Piano Doctor Restores Harmony
Brian P. Alexander has not performed for an audience since he played guitar as a child. But Thursday night he took the stage with world-renowned musicians Jeffrey Kahane and Yo-Yo Ma.
His instrument?
A screwdriver.
At a sold-out performance at UCLA’s Royce Hall, in the midst of Beethoven’s Triple Concerto, the 9-foot ebony Hamburg Steinway concert grand piano had a breakdown.
Kahane, music director of the Los Angeles Chamber Orchestra and the evening’s pianist, calmly stopped playing, announced that even the most expensive cars break down, and summoned Alexander, 45, from the wings.
While the musicians--including cellist Ma--entertained the giggling audience, Alexander went to work. He slid the keyboard from its wooden frame as the hall’s 1,800 onlookers oohed and aahed.
The whippen, a tiny platform that holds the key-striking levers, was broken--specifically the repetition jack, which allows notes to repeat, he said.
In less than 10 minutes, Alexander fixed the instrument and the show went on.
“It was a very unusual thing to happen. In fact I’ve never seen [a jack] break” onstage, he said.
A partner in Pro Piano, an international firm that rents high-end pianos for performance, Alexander said Kahane handled the situation well, engaging the audience while the piano was repaired.
“In a pressure situation like that, it is very professional not to make a big deal out of it,” Alexander said of Kahane’s reaction.

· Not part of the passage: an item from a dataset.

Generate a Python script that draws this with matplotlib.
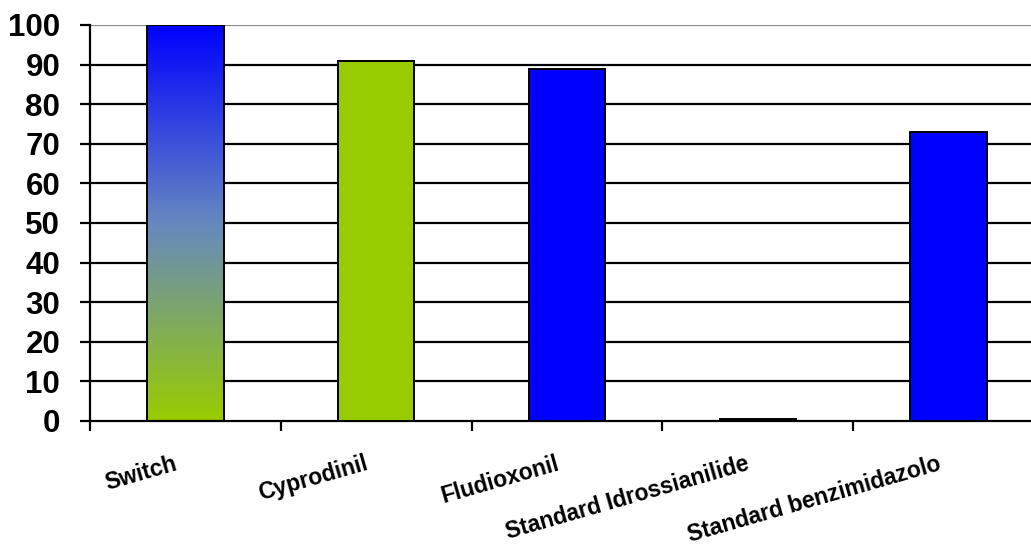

But for Alexander, whose family has been in the business for three generations, not every situation is quite so tame.
Touring the world with top concert musicians, he has seen pianos topple over, lose legs or have their innards flooded with a spilled glass of water.
In some situations there is nothing to do but replace the entire instrument. Most concert halls have many pianos available, Alexander said, and although the replacement may not be the artist’s instrument of choice, such as the Steinway the company flew in from New York for Kahane, at least it will be functional.
The main thing is for the show to continue, particularly for audience members who may have paid hundreds of dollars to attend benefits like Thursday’s concert. Alexander has used phone books and chairs to prop up pianos, and once he tipped a piano over to dislodge a broken strand of pearls.
But in Alexander’s experience it has sometimes been the musicians who were in need of repair. Once a pianist was so agitated with the position of the instrument that she jumped up in the middle of the concert and tried to move it herself. It had been locked down. “Three stout men couldn’t have moved it,” Alexander said.
“When something like that happens, it can be really rattling [to performers], and some people handle it better than others,” he said.
“The pressure, honestly, is not on someone like me. The pressure is on the musicians.”